Written exercise: Give only the number of lines in the listing below where the string "that" occurs.

Dataset entries:
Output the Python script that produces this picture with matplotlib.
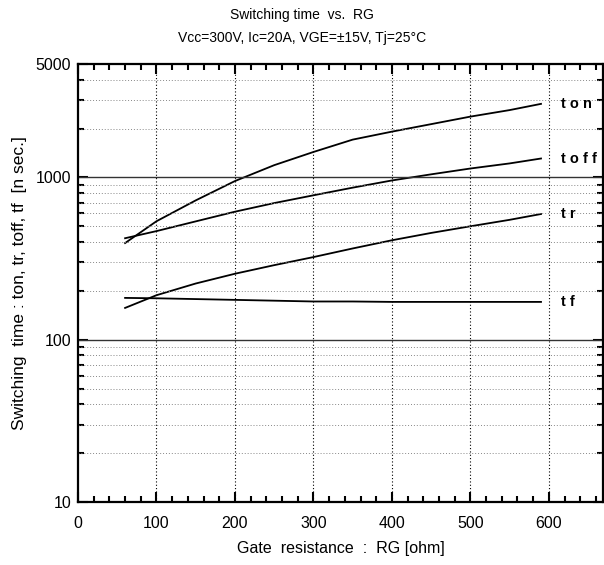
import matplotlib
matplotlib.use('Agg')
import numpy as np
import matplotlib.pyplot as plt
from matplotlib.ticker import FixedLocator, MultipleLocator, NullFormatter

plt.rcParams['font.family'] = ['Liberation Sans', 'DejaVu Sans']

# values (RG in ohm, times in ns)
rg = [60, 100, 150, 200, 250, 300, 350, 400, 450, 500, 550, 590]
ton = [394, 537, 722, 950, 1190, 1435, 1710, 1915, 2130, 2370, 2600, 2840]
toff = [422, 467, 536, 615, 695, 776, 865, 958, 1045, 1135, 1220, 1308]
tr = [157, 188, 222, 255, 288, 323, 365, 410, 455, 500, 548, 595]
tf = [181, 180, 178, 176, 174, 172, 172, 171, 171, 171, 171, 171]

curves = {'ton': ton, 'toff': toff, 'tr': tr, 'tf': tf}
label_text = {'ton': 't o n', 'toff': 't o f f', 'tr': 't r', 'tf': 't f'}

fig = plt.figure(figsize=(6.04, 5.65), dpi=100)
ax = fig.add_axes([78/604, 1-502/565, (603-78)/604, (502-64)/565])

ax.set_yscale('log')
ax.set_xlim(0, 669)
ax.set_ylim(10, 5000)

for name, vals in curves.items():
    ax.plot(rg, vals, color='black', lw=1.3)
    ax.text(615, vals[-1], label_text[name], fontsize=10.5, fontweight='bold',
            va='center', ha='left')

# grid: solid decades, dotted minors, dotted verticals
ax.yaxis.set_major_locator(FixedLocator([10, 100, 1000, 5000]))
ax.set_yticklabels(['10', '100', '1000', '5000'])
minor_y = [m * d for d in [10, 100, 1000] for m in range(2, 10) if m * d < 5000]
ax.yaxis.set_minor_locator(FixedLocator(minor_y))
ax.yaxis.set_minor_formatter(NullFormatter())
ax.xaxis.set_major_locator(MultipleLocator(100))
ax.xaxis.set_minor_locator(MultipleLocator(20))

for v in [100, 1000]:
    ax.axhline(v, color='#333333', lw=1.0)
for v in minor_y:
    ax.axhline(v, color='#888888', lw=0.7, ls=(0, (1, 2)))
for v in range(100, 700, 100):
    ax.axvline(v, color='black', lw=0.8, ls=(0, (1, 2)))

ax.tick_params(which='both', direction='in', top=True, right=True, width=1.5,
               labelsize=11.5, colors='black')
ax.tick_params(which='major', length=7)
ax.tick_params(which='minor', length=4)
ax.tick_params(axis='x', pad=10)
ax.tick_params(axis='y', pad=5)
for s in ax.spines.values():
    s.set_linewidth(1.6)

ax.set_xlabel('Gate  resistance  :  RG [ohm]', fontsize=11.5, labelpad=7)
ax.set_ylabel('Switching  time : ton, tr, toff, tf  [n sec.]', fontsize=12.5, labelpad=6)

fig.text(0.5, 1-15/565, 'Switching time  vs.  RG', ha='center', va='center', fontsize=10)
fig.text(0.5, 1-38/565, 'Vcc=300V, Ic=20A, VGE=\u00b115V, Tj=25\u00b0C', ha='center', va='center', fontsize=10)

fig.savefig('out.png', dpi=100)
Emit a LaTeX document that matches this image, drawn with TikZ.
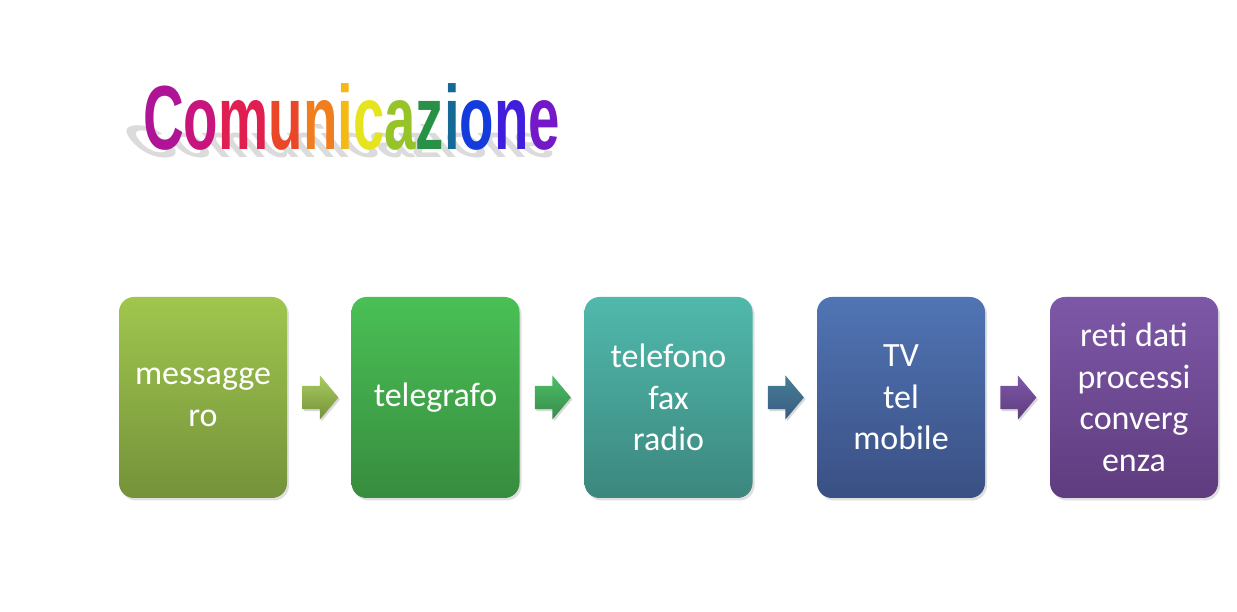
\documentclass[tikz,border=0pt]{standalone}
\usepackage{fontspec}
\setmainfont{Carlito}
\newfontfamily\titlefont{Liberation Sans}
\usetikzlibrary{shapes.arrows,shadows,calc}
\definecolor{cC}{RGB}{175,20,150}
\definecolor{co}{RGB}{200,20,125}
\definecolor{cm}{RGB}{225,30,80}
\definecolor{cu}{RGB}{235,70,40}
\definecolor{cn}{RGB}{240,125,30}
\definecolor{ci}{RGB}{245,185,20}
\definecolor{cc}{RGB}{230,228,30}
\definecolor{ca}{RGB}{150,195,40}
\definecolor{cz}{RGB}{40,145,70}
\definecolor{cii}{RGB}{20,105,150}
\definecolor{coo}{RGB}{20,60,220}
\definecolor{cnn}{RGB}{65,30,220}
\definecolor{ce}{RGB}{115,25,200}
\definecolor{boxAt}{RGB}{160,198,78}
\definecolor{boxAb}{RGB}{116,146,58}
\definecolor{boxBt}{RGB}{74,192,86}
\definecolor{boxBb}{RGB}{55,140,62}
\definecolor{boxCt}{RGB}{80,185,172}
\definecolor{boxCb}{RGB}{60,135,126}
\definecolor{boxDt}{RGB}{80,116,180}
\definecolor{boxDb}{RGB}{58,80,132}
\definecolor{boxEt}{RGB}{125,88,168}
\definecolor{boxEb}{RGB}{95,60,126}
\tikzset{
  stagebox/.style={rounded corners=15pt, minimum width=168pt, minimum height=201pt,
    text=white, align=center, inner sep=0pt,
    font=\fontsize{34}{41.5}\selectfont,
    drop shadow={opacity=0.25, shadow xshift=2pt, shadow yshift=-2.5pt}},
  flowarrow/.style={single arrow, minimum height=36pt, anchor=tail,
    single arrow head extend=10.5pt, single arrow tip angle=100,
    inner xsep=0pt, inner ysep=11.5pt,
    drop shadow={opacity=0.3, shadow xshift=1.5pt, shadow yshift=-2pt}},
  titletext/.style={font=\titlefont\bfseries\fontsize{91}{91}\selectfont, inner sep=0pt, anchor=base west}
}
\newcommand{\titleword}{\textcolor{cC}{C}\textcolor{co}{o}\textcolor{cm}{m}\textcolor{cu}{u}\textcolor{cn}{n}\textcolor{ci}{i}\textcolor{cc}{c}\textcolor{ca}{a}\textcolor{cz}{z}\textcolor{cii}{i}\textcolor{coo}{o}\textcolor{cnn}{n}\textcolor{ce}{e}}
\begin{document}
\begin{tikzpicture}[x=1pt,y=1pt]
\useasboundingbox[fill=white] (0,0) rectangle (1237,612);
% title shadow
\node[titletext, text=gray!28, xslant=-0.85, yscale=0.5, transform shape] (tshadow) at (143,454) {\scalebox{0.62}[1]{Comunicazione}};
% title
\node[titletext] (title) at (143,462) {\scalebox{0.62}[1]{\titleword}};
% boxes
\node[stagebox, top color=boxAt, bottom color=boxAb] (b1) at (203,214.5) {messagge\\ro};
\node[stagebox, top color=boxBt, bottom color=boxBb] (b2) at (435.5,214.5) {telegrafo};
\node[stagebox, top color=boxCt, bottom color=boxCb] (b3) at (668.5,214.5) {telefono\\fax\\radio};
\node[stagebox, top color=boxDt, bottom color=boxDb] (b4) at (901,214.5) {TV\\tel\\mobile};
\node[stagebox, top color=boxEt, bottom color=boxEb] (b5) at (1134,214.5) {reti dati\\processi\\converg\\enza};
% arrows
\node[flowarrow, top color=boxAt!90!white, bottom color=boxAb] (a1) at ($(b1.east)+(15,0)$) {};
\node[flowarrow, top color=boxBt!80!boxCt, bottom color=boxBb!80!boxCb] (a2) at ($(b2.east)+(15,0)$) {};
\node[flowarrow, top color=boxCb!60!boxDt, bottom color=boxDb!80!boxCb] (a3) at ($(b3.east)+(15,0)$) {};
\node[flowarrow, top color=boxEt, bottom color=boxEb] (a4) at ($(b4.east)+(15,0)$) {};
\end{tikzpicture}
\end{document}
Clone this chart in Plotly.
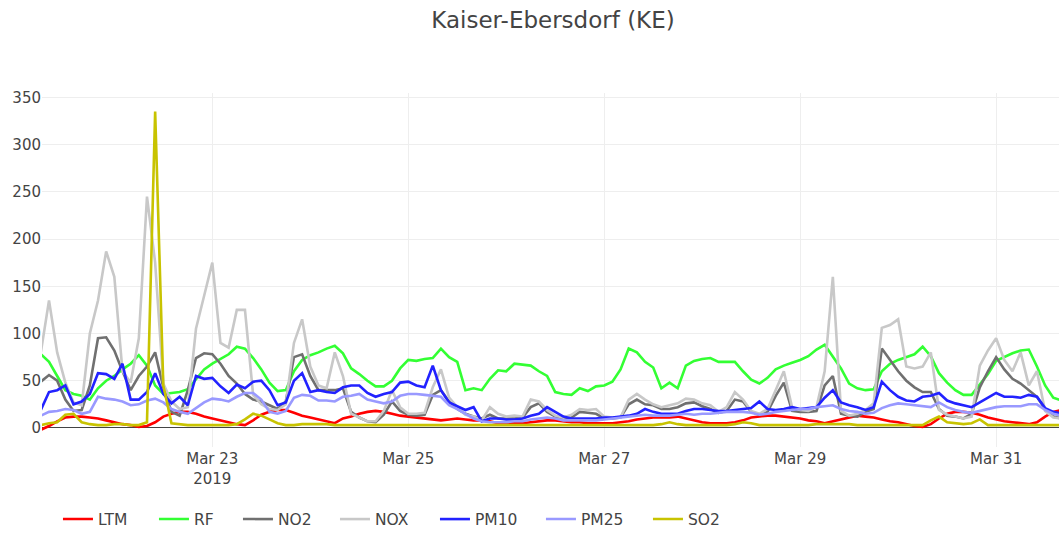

Written solution: 2